The general concept seems, on my first glance, to be very interesting and solid, and the results have the earmarks of being well-executed. There are several standard resources, such as a “1-minute overview,” “Top 10 Pros and Cons,” etc. These would appear to be very valuable resources for students and researchers, although I would suspend judgment on that until I had read through a few of these in great detail, and gotten some expert opinions, which I haven’t done. In addition, there is a wonderfully refreshing full (and well-organized!) disclosure of information about the organization itself (and see this and this and this).
But the most interesting aspect of the site may be its voluminous collection of pro-and-con issues pages. They are organized around groups of topics, and within each topic there are one or more questions. There is a separate page about each question. On the question page, there are two columns, listing “pro” and “con,” and in the columns, quotations from various named sources. Each source is exhaustively described.
The whole project looks wonderful, from the point of view both of a researcher and of someone who loves neutrality in educational resources. My compliments also to whoever designed the site and its software. It is remarkably well-laid-out.

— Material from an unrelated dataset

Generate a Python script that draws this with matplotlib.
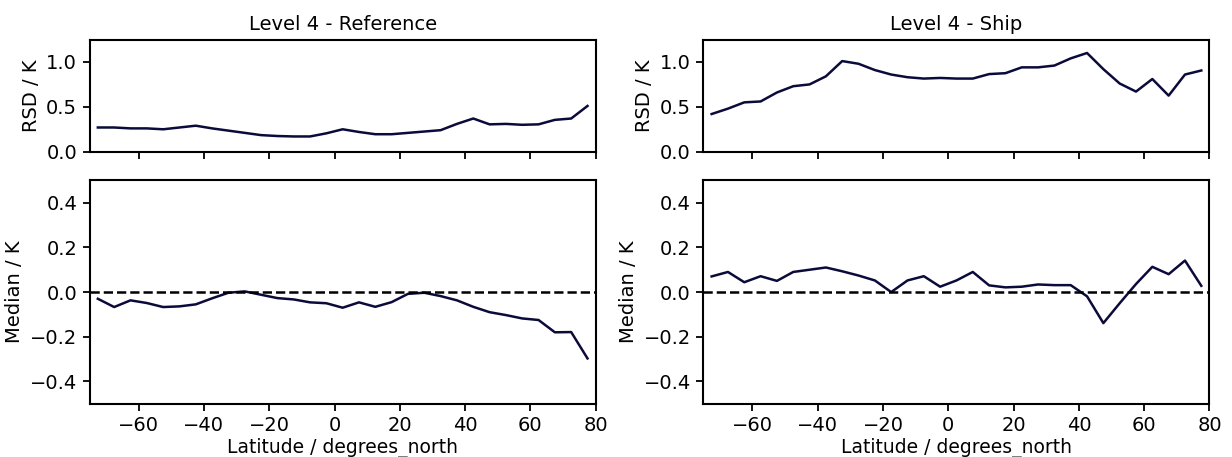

I’m writing about ProCon because I think it is fascinating in several ways. In one way, it represents a wholesale rejection of the idea of community editing, which in this day and age is fascinating. I am impressed by what happened when somebody decided simply to pay a dozen researchers to create free, reliable (apparently), open (in the sense of “full disclosure”), and neutral content. Could Wikipedia have assembled this website? I’m laughing. How about CZ? Well, maybe! But probably not, because this sort of highly organized content, with specific, agreed-upon rules (such as the five-tier “credibility ranking” system) would be rather hard to execute by the herded cats of CZ (much less Wikipedia). Why do I say that? Because I have tried to organize complex content types and complex projects within my various online projects. I’ve occasionally succeeded (as with subpages, sort of), but it is very hit-or-miss (again…as with subpages). Besides, I can also tell you from similar experience that a lot of the work that has gone into ProCon.org is “gruntwork,” and not the sort of work that people sign up to do as an online volunteer.
I am also impressed by the apparent care and thought that went into making the resource as a whole both neutral and open. They seem to have really thought out just what you would have to do in order to create a neutral debate site, and have gone far above and beyond the approach that most newspapers or encyclopedias take. Among other things, I am glad that they both let partisans state their own views as forcefully as possible, and give amazingly full information about the partisans and their affiliations. In short, I am heartened that — it seems — there might be somebody out there who believes as much as I do in the possibility and beneficiality of neutrality. Of course, I am aware that there might be some people who are not convinced on this point. I know that a lot of people detest all attempts at neutrality and insist that it is in principle impossible. (But I think they are confused.) So I open the question up to you: is ProCon.org neutral? Does it illustrate ideals that the likes of CZ and Wikipedia should be following?
(By the way, I have no connections at all, that I know of, with ProCon.org.)